Fifteen years ago yesterday, on August 9, 2002, my mother, Sylvia McNair, died in the very early hours of the morning. This photo is one that my dear friend the novelist Eric Charles May had enlarged and framed for me after that loss. We are in the Hilton Hotel, drinking with our buddies after a Columbia College Chicago Fiction Writing Department Story Week event. The picture must have been taken in 2000. She was not yet sick (or rather, that is what we believed at the time.)
I never thought I looked like my mother. I thought I look like my dad. I do. But clearly, evidently, proof right here, I look like my mother as well.
I have given her my first finished, at the time not yet published, short story post MFA to read (later placed as the incendiary first story of my collection, The Temple of Air.) We are talking about stories in The New Yorker for some reason. She says: “New Yorker stories are slice of life stories. Your stories are like New Yorker stories.” Well, well. I’ll take that! She goes on: “I never really liked New Yorker stories.” Oh.
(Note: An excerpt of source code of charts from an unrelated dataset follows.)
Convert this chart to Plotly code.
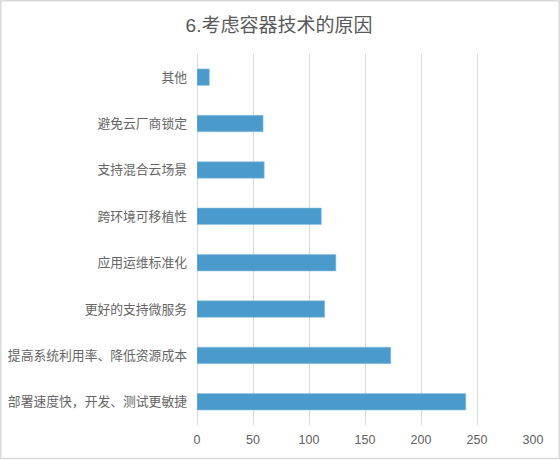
import plotly.graph_objects as go

categories = [
    "部署速度快，开发、测试更敏捷",
    "提高系统利用率、降低资源成本",
    "更好的支持微服务",
    "应用运维标准化",
    "跨环境可移植性",
    "支持混合云场景",
    "避免云厂商锁定",
    "其他",
]
values = [240, 173, 114, 124, 111, 60, 59, 11]
title_text = "6.考虑容器技术的原因"

W, H = 560, 460
L, R, T, B = 197, 27, 54, 35
pw, ph = W - L - R, H - T - B

fig = go.Figure(go.Bar(
    x=values, y=categories, orientation="h",
    marker=dict(color="#4a9bcb", line=dict(color="#8cc3e3", width=0.6)),
))

font_fam = "Liberation Sans, Noto Sans CJK SC, sans-serif"
fig.update_layout(
    width=W, height=H,
    margin=dict(l=L, r=R, t=T, b=B, pad=0, autoexpand=False),
    paper_bgcolor="white", plot_bgcolor="white",
    bargap=0.645,
    showlegend=False,
    font=dict(family=font_fam, color="#595959", size=12),
    title=dict(text=title_text, x=279 / W, xanchor="center", y=1 - 25 / H, yanchor="middle",
               font=dict(size=19, color="#595959", family=font_fam)),
    xaxis=dict(range=[0, 300], dtick=50, showgrid=True, gridcolor="#d9d9d9", gridwidth=1,
               zeroline=True, zerolinecolor="#d9d9d9", zerolinewidth=1, showline=False,
               ticks="", automargin=False, ticklabelstandoff=5,
               tickfont=dict(size=12.5, color="#606060"), fixedrange=True),
    yaxis=dict(showgrid=False, showline=False, ticks="", ticklabelstandoff=9, automargin=False,
               tickfont=dict(size=12.8, color="#666666"), fixedrange=True),
    shapes=[dict(type="rect", xref="paper", yref="paper",
                 x0=(0.75 - L) / pw, x1=(559.25 - L) / pw,
                 y0=(H - 458.5 - B) / ph, y1=(H - 0.75 - B) / ph,
                 line=dict(color="#d9d9d9", width=1.5), fillcolor="rgba(0,0,0,0)", layer="above")],
)

fig.write_html("out.html", config={"displayModeBar": False},
               post_script="document.body.style.margin='0';")
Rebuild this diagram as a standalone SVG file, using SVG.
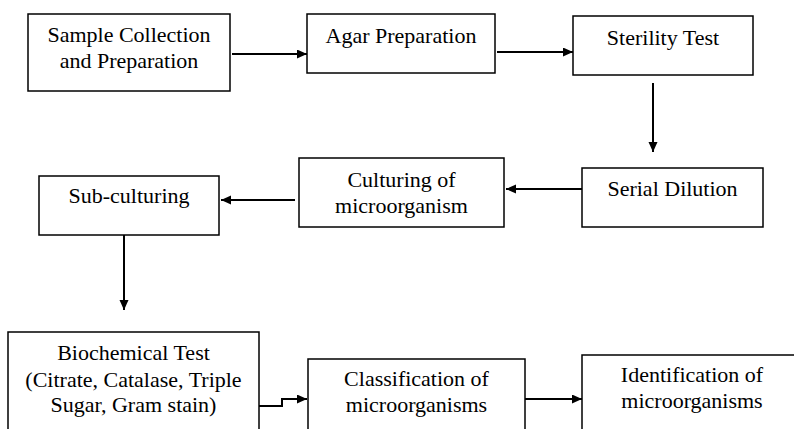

Another time we are working on a travel piece together. It is about a trip we took on a river boat along the St. Lawrence River. “You write the opening. You are a better writer than I am.”
That last day before her last night, she had been in a sort of sleeping coma for part of a week. She woke up and I sat close to her on the hospital bed we had rented for her living room so she could look out her wide French doors over her plant-filled balcony to the tall, tall trees in the courtyard of her building. She was tired, exhausted from trying to stay alive when it was hard to breathe, when she could no longer stand, when food would not stay down. She was ready for whatever would come next. “I’m proud of you,” she said. “Me, too,” I said. “Me too, you too.”